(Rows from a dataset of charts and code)
(begin)
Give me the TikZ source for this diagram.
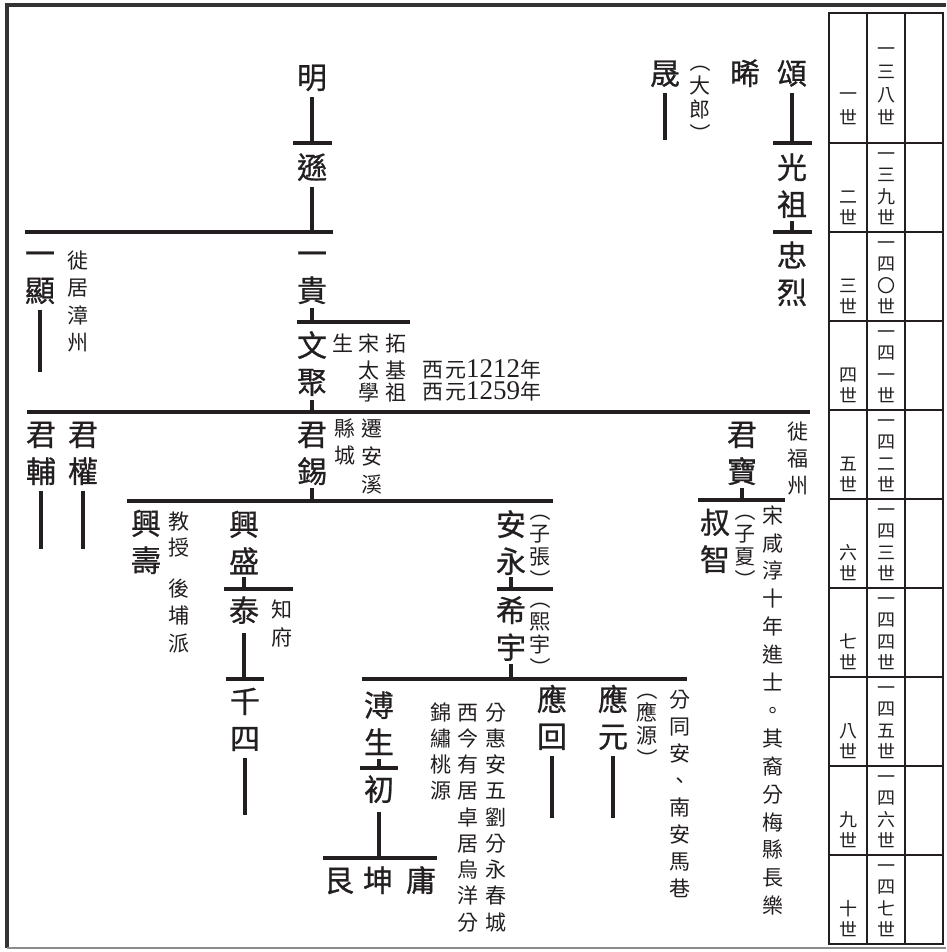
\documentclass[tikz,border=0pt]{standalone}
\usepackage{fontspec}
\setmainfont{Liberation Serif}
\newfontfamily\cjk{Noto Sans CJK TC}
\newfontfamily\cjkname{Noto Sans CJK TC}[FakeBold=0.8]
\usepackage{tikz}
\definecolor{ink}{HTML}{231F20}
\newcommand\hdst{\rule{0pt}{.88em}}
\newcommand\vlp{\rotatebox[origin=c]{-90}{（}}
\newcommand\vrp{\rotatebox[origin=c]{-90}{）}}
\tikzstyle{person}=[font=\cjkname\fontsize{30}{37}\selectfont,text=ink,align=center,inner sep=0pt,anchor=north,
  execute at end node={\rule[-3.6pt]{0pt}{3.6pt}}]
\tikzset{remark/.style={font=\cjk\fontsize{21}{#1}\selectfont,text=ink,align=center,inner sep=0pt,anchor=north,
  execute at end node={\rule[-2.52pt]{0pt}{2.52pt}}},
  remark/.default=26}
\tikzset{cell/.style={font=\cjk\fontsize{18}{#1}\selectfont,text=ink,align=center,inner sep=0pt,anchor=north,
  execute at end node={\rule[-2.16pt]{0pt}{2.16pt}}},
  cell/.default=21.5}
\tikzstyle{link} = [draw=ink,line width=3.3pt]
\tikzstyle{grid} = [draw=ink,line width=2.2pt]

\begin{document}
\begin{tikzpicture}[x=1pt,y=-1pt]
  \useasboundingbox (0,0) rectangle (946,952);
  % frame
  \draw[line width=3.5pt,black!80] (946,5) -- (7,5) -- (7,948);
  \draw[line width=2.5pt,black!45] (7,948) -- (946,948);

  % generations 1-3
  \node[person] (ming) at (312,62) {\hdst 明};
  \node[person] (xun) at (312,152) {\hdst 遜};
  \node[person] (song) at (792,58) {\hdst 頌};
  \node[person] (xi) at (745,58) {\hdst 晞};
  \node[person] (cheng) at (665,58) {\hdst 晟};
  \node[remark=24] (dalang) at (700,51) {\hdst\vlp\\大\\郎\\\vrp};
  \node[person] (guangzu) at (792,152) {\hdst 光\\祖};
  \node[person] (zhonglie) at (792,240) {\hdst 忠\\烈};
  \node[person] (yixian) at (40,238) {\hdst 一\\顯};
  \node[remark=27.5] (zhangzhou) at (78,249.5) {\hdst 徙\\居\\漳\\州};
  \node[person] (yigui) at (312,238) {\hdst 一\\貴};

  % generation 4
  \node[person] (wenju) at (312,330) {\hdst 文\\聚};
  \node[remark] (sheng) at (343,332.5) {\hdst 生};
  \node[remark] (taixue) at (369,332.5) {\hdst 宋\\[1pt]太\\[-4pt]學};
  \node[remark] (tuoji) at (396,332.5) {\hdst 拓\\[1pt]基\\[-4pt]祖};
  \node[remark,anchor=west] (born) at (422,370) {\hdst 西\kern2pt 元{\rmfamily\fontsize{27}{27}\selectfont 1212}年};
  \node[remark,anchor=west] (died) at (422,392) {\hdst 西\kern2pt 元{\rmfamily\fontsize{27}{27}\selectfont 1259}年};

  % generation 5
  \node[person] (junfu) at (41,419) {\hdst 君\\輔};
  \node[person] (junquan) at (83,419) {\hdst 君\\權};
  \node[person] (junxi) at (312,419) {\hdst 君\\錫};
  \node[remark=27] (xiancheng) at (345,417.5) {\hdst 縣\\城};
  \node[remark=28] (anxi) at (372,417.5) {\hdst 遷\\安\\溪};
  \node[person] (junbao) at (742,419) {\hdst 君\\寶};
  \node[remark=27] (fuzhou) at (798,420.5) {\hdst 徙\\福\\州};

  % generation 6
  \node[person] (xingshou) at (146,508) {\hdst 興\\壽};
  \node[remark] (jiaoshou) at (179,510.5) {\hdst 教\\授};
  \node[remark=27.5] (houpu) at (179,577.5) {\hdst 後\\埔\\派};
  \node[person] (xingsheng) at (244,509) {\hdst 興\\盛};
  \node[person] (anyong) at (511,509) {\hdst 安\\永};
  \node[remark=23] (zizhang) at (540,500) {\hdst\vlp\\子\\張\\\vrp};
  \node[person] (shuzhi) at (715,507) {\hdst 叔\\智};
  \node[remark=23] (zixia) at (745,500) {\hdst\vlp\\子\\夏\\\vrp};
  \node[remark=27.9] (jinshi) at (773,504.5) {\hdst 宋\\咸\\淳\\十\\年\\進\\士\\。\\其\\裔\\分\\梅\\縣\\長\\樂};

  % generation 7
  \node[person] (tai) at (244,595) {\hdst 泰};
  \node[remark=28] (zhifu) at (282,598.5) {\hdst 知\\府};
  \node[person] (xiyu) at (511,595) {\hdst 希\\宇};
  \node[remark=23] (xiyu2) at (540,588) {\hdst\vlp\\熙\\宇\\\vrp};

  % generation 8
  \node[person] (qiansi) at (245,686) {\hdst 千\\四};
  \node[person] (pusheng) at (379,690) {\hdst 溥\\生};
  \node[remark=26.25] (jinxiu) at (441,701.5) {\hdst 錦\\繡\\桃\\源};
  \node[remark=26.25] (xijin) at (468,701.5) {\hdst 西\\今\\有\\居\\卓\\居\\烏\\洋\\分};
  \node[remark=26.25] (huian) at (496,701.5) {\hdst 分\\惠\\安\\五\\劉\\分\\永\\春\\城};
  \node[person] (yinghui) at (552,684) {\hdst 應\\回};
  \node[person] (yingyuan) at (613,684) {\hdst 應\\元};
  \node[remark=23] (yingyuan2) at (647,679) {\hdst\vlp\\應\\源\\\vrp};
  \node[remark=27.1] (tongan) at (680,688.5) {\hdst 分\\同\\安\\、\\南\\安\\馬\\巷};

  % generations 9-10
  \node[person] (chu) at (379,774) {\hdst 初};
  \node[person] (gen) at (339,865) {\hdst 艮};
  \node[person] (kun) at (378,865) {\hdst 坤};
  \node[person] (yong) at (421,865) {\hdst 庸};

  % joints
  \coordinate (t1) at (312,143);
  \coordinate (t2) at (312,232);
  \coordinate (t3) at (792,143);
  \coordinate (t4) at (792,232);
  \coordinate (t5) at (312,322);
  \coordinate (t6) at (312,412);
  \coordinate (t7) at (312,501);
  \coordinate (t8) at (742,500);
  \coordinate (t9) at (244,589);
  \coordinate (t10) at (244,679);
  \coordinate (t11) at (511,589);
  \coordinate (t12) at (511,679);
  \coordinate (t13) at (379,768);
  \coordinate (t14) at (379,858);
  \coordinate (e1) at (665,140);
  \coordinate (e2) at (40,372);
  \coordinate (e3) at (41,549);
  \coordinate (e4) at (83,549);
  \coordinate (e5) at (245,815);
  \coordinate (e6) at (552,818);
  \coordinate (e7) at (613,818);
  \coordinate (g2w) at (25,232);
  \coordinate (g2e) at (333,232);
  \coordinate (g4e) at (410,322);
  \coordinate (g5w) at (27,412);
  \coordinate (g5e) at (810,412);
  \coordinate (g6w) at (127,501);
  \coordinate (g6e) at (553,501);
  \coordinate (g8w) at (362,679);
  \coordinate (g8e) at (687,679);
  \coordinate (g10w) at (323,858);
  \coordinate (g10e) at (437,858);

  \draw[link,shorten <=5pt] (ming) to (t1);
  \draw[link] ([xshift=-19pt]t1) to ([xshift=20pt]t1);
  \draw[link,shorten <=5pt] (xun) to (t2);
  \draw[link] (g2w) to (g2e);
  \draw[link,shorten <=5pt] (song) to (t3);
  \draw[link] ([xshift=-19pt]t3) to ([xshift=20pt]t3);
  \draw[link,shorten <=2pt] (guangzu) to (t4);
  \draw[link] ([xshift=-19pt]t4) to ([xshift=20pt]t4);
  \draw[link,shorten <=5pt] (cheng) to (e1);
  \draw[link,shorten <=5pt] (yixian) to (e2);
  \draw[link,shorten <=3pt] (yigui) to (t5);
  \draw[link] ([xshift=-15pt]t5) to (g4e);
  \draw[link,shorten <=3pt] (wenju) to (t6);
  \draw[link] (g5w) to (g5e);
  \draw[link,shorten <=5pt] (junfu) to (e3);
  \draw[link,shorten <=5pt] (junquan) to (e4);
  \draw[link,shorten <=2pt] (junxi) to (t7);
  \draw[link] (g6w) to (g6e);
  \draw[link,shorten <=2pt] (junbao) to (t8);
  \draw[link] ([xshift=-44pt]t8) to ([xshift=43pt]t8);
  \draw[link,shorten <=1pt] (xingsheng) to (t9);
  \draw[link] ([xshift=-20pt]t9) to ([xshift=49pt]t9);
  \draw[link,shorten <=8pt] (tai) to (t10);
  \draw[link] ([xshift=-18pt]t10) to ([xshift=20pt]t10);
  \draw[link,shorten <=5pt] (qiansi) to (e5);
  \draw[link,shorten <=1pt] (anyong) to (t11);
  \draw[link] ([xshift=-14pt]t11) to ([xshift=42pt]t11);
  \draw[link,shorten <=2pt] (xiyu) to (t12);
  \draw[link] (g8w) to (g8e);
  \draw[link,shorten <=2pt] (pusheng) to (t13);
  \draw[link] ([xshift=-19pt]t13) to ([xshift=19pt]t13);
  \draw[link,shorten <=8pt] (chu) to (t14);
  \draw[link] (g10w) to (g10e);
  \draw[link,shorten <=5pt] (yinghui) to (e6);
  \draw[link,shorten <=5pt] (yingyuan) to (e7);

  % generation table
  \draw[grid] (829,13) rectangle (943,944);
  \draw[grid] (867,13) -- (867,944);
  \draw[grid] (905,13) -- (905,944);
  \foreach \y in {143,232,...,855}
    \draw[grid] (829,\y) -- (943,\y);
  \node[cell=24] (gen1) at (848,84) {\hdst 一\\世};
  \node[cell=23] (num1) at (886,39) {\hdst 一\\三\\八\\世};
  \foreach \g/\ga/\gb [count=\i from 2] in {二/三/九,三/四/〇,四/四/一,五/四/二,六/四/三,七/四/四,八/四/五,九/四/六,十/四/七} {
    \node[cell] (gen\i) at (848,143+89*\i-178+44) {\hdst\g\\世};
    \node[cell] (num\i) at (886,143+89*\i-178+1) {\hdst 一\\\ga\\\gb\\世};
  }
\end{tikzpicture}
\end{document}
(end)
(begin)
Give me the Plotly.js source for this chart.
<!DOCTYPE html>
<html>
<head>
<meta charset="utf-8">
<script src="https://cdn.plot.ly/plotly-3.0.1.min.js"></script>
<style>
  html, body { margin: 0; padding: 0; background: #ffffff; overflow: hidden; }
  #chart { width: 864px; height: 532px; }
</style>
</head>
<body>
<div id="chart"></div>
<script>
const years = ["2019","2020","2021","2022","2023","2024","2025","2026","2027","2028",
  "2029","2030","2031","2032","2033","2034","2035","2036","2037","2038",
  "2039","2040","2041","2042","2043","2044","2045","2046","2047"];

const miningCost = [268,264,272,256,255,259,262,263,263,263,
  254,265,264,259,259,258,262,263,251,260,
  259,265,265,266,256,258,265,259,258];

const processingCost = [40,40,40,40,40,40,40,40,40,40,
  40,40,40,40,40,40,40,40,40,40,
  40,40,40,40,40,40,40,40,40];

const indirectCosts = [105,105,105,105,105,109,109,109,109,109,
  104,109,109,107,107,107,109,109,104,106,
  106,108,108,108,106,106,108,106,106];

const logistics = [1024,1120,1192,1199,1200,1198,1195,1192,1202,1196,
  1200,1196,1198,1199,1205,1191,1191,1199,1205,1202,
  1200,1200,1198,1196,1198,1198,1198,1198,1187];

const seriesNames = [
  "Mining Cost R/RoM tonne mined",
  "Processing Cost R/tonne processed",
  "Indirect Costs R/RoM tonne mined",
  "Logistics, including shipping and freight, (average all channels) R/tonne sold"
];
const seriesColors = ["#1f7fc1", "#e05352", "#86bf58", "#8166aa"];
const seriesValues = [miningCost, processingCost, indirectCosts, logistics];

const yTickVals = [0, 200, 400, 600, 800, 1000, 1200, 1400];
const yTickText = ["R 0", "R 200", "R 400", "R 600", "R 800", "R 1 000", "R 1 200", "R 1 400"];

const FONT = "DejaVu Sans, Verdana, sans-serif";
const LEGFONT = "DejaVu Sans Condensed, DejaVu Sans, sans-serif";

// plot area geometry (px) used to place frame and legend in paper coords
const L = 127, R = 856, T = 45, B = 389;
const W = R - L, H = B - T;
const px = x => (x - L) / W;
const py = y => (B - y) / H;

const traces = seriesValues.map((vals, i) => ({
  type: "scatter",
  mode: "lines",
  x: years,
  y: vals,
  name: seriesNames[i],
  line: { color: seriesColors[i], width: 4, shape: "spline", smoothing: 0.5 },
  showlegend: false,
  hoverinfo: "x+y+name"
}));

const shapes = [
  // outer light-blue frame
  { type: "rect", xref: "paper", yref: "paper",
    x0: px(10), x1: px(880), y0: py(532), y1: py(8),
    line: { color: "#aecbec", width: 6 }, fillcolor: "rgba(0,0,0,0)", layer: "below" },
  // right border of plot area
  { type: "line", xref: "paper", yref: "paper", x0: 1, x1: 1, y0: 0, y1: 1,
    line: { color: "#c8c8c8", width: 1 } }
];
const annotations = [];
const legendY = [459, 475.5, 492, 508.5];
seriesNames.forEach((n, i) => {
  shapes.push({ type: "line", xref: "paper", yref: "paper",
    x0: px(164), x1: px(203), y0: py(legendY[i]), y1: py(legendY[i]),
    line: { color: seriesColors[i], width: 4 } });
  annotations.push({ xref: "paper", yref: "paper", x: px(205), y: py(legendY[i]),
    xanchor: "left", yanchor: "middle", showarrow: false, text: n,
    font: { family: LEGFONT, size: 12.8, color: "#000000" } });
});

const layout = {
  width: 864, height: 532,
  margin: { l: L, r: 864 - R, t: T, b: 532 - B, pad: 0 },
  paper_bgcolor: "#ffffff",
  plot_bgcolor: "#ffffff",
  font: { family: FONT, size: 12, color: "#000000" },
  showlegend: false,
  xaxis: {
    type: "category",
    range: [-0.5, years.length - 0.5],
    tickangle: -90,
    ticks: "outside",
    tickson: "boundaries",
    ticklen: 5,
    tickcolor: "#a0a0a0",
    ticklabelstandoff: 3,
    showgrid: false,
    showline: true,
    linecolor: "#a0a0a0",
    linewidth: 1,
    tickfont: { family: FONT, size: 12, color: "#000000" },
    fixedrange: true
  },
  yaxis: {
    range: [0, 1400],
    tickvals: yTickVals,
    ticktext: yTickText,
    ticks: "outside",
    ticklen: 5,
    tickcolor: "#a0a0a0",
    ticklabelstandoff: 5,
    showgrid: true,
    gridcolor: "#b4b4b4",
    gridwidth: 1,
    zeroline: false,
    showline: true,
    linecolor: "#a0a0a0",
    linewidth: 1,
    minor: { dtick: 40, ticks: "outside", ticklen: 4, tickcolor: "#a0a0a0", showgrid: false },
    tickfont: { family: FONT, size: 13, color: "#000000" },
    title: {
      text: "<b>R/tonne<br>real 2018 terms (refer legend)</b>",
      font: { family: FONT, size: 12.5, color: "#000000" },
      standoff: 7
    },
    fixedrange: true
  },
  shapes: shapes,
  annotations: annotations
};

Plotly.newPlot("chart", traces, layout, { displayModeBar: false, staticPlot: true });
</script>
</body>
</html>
(end)
Using the listing above, work out how many of its lines include "this", and give only the result.

2